Geriye kalıyor üçüncü yol. Bu, Ahıska Türklerinin Türkiye’ye gelmesidir. Türkiye’nin ne yapmak istediği açıkça görmemiz lazımdır. Türkiye’ye mi getirmek istiyor, Ahıska’ya mı gelmelerini istiyor, yoksa sürgün yerlerinde sürgün olarak ebediyete kadar kalıp erimelerini mi istiyoruz. Bu 3 yoldan birisine karar vermemiz gerekmektedir. Bu güne kadar 30 bin civarında insan vatandaş olmuştur. 20 bin de vatandaşlık yolculuğuna çıkmış olanlar var desek, toplam sayı 50 bindir.

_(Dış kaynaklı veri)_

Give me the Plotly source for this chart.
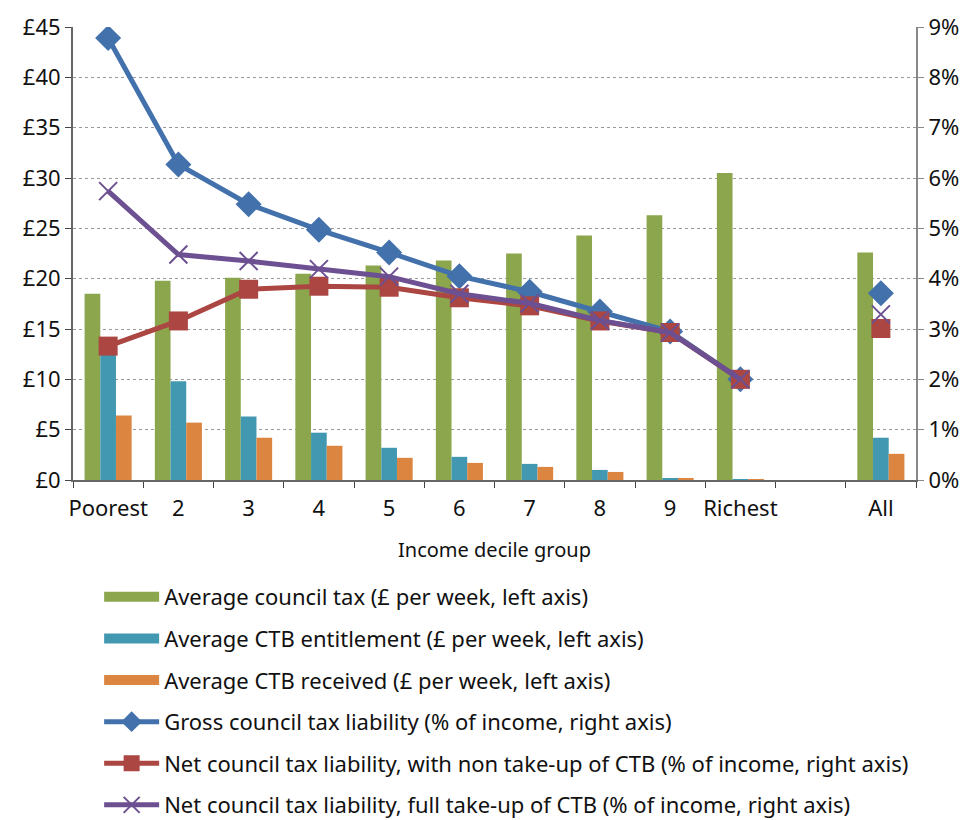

Geriye kalıyor 300 – 400 bin civarında bir Ahıskalı… Onlar da eski Sovyetler Birliği coğrafyasında darmadağınıktır, yok olmakla karşı karşıyadır. Sovyetler Birliği döneminde belli bölgelerde kolon halinde bir birine tutunarak yaşayan ve milli kültürünü korumuş olan Ahıska Türkleri bu gün bu şartlardan uzaktır. Çok uzak yerlerde 3-5 hane olarak yaşadıklarını gördüm. Mesela, Ukrayna’nın bir köyünde veya Rusy Stavropol’da gördüm. 500 hanelik bir köyde 3, 5, 10 hane Ahıskalı Türkün 10 sene sonrasını düşünmek ağır geliyor. 10 sene sonra o insanlar ne halde olacaklar? Çoluk çocuğu almış, vermiş, kaçırmış olup, karmakarışık olup eriyip gidecekler. Biz modern bir millet olarak, büyük bir devlet olarak bu gidişata asla razı olamayız. Bu kardeşlerimizi bir an evvel mukadderatını tayin edip, elimizden geleni yapmalıyız.
(TÜRKSAM’ın internet sitesinin “Güncel Yorumlar” bölümünde 14 Kasım 2017 tarihinde yayınlanan bu değerlendirme, Ahıska Sürgünü’nün 74. yıldönümü ve konunun güncelliği sebebiyle 14 Kasım 2018 tarihinde yeniden yayınlanmaktadır.)